Sprint PCS Complaint - Sales techniques -tech support
ROSEMEAD, CALIFORNIA -- When I took my 3 year old Sprint phone in to get a replacement battery I was told that those "old model's" batteries were no longer available and i would have to get a new phone. I searched the internet for a good deal on a combination phone/personal organizer. I found that Sprint Treo 6500 was offering a $150 rebate. I drove ten miles to a regional stor to buy it with just the basic service of the phone. The salesperson began explaining extra features that I could add "..for minimal costs". I said that I was not technically inclined so I only wanted basic services plus "voice command"
When i got my first bill I was amazed to see (1)that the so-called "included services" were actually and added expense (my monthly charge was nearly $180), and (2) I did not get the rebate I was promised. Upon calling the company and after spending almost three hopurs on the phone, they convinced me to buy a business package for $5/mo. that would allow me to access my e-mails from my PC and have vioce command. After another three hours on the phone I finally received my rebate. The next day I was unable to access my e-mails again. After another two hours with tech support, they claimed that I had to do a "hard reset" on my unit - which I did. Now I still cannot access my PC e-mails, cannot transfer my calendar and contacts from my PC to my phone, cannot use my Bluetooth handsfree unit and cannot use my voice command.

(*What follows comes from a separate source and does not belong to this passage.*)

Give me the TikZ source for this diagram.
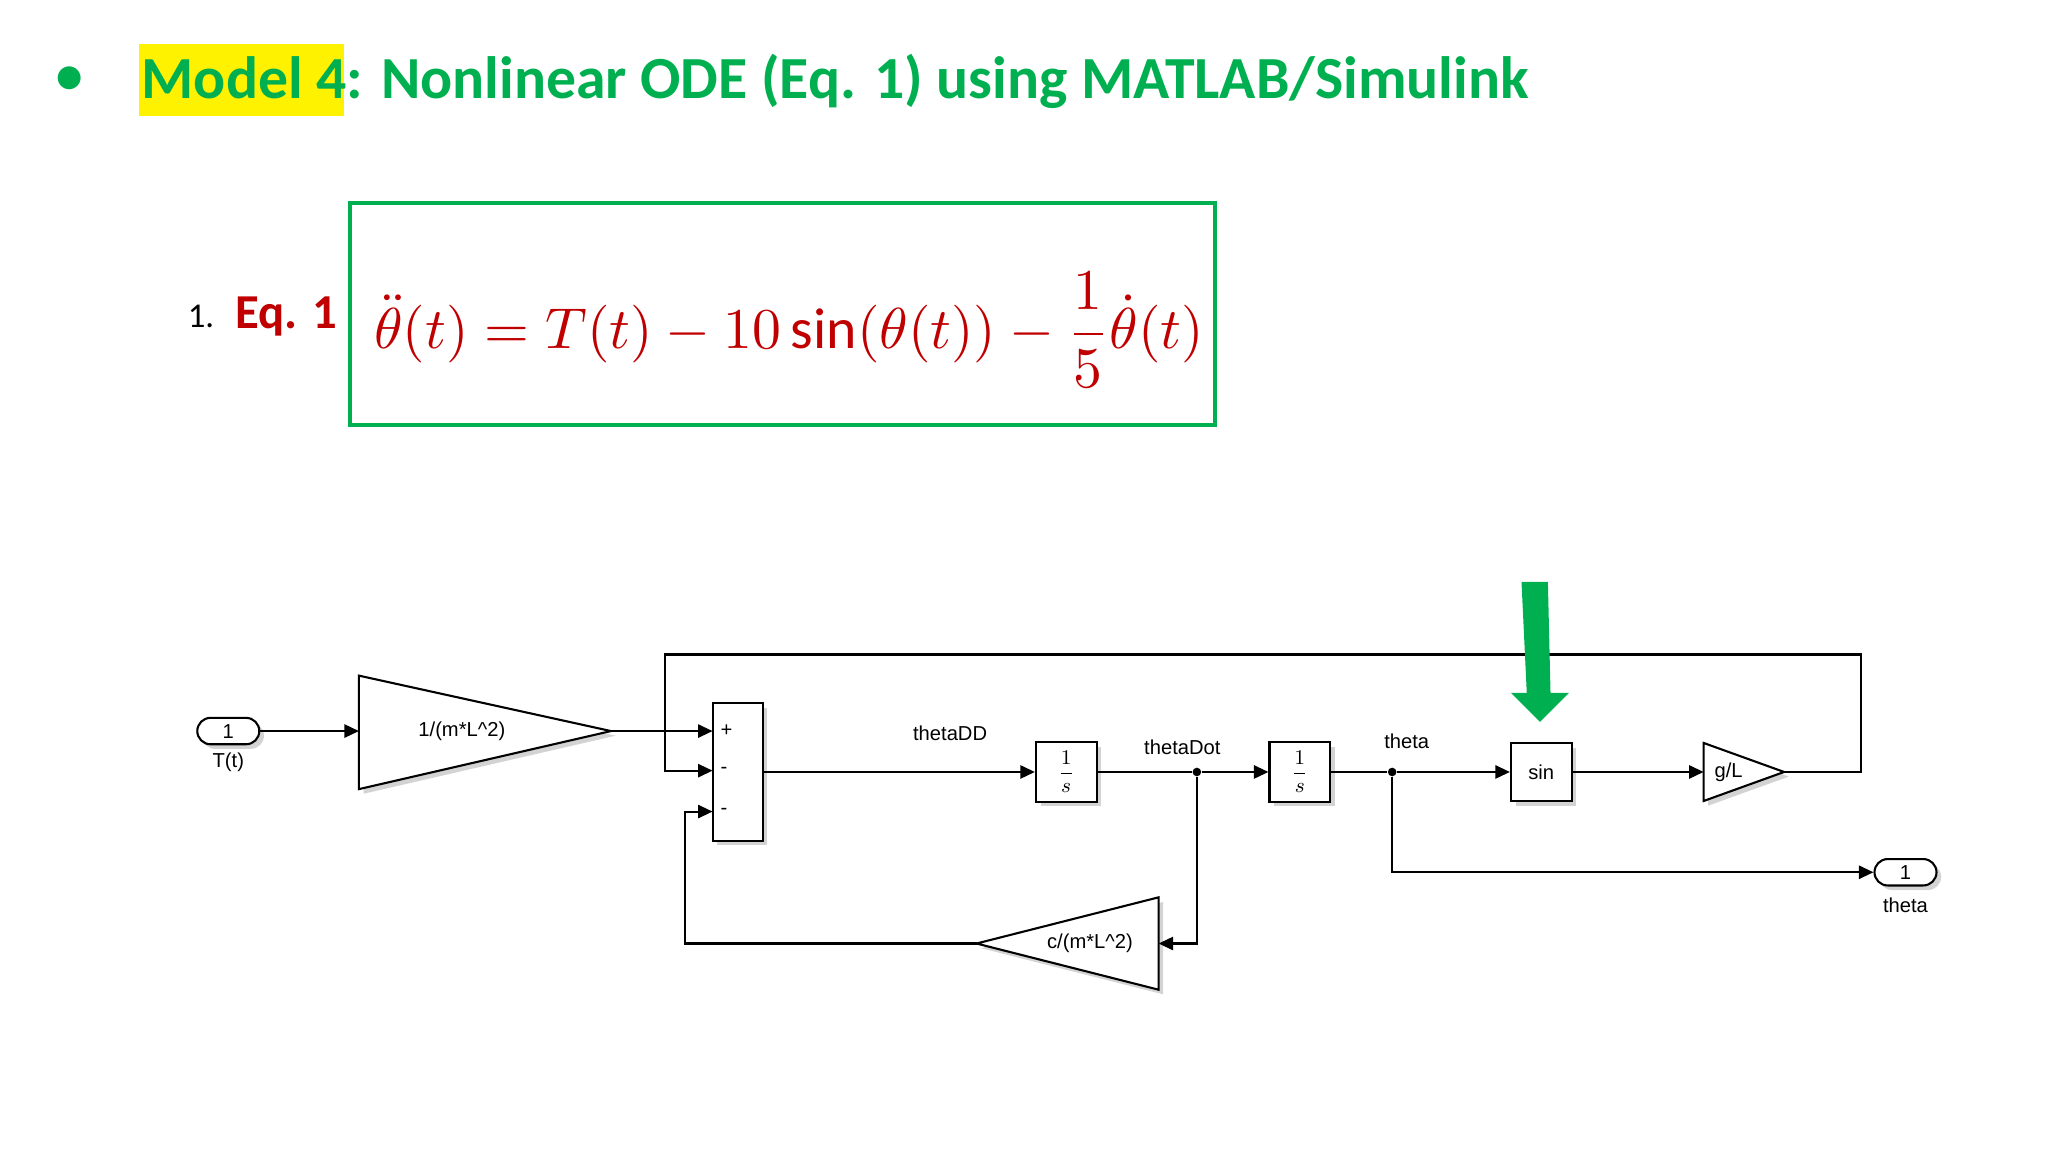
\documentclass[tikz,border=0pt]{standalone}
\usepackage{fontspec}
\usepackage{amsmath}
\usepackage{graphicx}
\setmainfont{Carlito}
\newfontfamily\arial{Liberation Sans}
\usetikzlibrary{arrows.meta,shadows}
\definecolor{tgreen}{RGB}{0,176,80}
\definecolor{tred}{RGB}{192,0,0}
\begin{document}
\begin{tikzpicture}[x=0.02cm,y=-0.02cm,
  wire/.style={line width=0.9pt},
  arr/.style={wire,-{Triangle[length=0.22cm,width=0.2cm]}},
  blk/.style={draw,line width=0.9pt,fill=white,drop shadow={opacity=0.35,shadow xshift=2pt,shadow yshift=-2pt}},
  lbl/.style={font=\arial\fontsize{8.7}{10}\selectfont},
  port/.style={draw,line width=0.9pt,rounded corners=0.2cm,fill=white,minimum width=0.94cm,minimum height=0.4cm,inner sep=0pt,font=\arial\fontsize{8.7}{10}\selectfont,drop shadow={opacity=0.35,shadow xshift=2pt,shadow yshift=-2pt}},
  dot/.style={circle,fill,inner sep=0pt,minimum size=0.13cm}]
\useasboundingbox (0,0) rectangle (1552,873);
% title
\fill[yellow] (105,33) rectangle (261,88);
\node[tgreen,font=\fontsize{28}{30}\selectfont] (bul) at (53,62) {\textbullet};
\node[anchor=west,inner sep=0pt,text=tgreen] (title) at (107,62) {\resizebox{21.02cm}{!}{\bfseries Model 4: Nonlinear ODE (Eq. 1) using MATLAB/Simulink}};
% equation
\node[anchor=west,inner sep=0pt,font=\fontsize{15}{17}\selectfont] (num) at (142,240) {1.};
\node[anchor=west,inner sep=0pt,text=tred] (eqlbl) at (178,240) {\resizebox{1.54cm}{!}{\bfseries Eq. 1}};
\node[draw=tgreen,line width=1.8pt,minimum width=13.12cm,minimum height=3.36cm,inner sep=0pt] (eqbox) at (593,238) {};
\node[text=tred,inner sep=0pt] (eq) at (598,250) {\resizebox{12.58cm}{!}{$\displaystyle\ddot{\theta}(t)=T(t)-10\sin(\theta(t))-\frac{1}{5}\dot{\theta}(t)$}};
% simulink
\node[port] (inp) at (173,554) {1};
\node[lbl] (inplbl) at (173,578) {T(t)};
\coordinate (g1in) at (272,554);
\coordinate (g1out) at (463,554);
\filldraw[blk] (272,512) -- (463,554) -- (272,598) -- cycle;
\node[lbl] (g1lbl) at (350,554) {1/(m*L\^{}2)};
\node[blk,minimum width=0.76cm,minimum height=2.08cm,inner sep=0pt] (sum) at (559,585) {};
\coordinate (s1) at (540,554); \coordinate (s2) at (540,584); \coordinate (s3) at (540,615);
\node[lbl,anchor=west,inner sep=1pt] (sp) at (544,554) {+};
\node[lbl,anchor=west,inner sep=1pt] (sm1) at (544,584) {-};
\node[lbl,anchor=west,inner sep=1pt] (sm2) at (544,615) {-};
\node[blk,minimum width=0.92cm,minimum height=0.9cm,inner sep=0pt,font=\small] (int1) at (808,585) {$\displaystyle\frac{1}{s}$};
\node[blk,minimum width=0.92cm,minimum height=0.9cm,inner sep=0pt,font=\small] (int2) at (985,585) {$\displaystyle\frac{1}{s}$};
\node[blk,minimum width=0.92cm,minimum height=0.88cm,inner sep=0pt,lbl] (sin) at (1168,585) {sin};
\filldraw[blk] (1291,563) -- (1352,585) -- (1291,607) -- cycle;
\coordinate (g2in) at (1291,585); \coordinate (g2out) at (1352,585);
\node[lbl] (g2lbl) at (1310,585) {g/L};
\filldraw[blk] (878,680) -- (740,715) -- (878,750) -- cycle;
\coordinate (g3in) at (878,715); \coordinate (g3out) at (740,715);
\node[lbl] (g3lbl) at (826,715) {c/(m*L\^{}2)};
\node[port] (outp) at (1444,661) {1};
\node[lbl] (outlbl) at (1444,686) {theta};
\node[dot] (d1) at (907,585) {};
\node[dot] (d2) at (1055,585) {};
\node[lbl] (l1) at (720,556) {thetaDD};
\node[lbl] (l2) at (896,566) {thetaDot};
\node[lbl] (l3) at (1066,562) {theta};
% wires
\draw[arr] (inp.east) -- (g1in);
\draw[arr] (g1out) -- (s1);
\draw[arr] (sum.east) -- (int1.west);
\draw[wire] (int1.east) -- (d1);
\draw[arr] (d1) -- (int2.west);
\draw[wire] (int2.east) -- (d2);
\draw[arr] (d2) -- (sin.west);
\draw[arr] (sin.east) -- (g2in);
\draw[arr] (g2out) -- (1410,585) -- (1410,496) -- (504,496) -- (504,584) -- (s2);
\draw[arr] (d1) -- (907,715) -- (g3in);
\draw[arr] (g3out) -- (519,715) -- (519,615) -- (s3);
\draw[arr] (d2) -- (1055,661) -- (outp.west);
% green arrow
\fill[tgreen] (1153,441) -- (1173,441) -- (1175,525) -- (1189,525) -- (1167,547) -- (1145,525) -- (1157,525) -- cycle;
\end{tikzpicture}
\end{document}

Sprint, itself, has VERY poor reception throughout my area - with frequent dropped calls. Are we at the mercy of deceptive sales approaches and lack of customer service??? We have a "Lemon Law" in California that protects the consumer from such practices when purchasing an automobile. Why can't there be similar protection for the public for this sort of deception? Are there people out there who are as fed up as I am with these techie companies and their manipulative practices. Do we need regulations to protect us??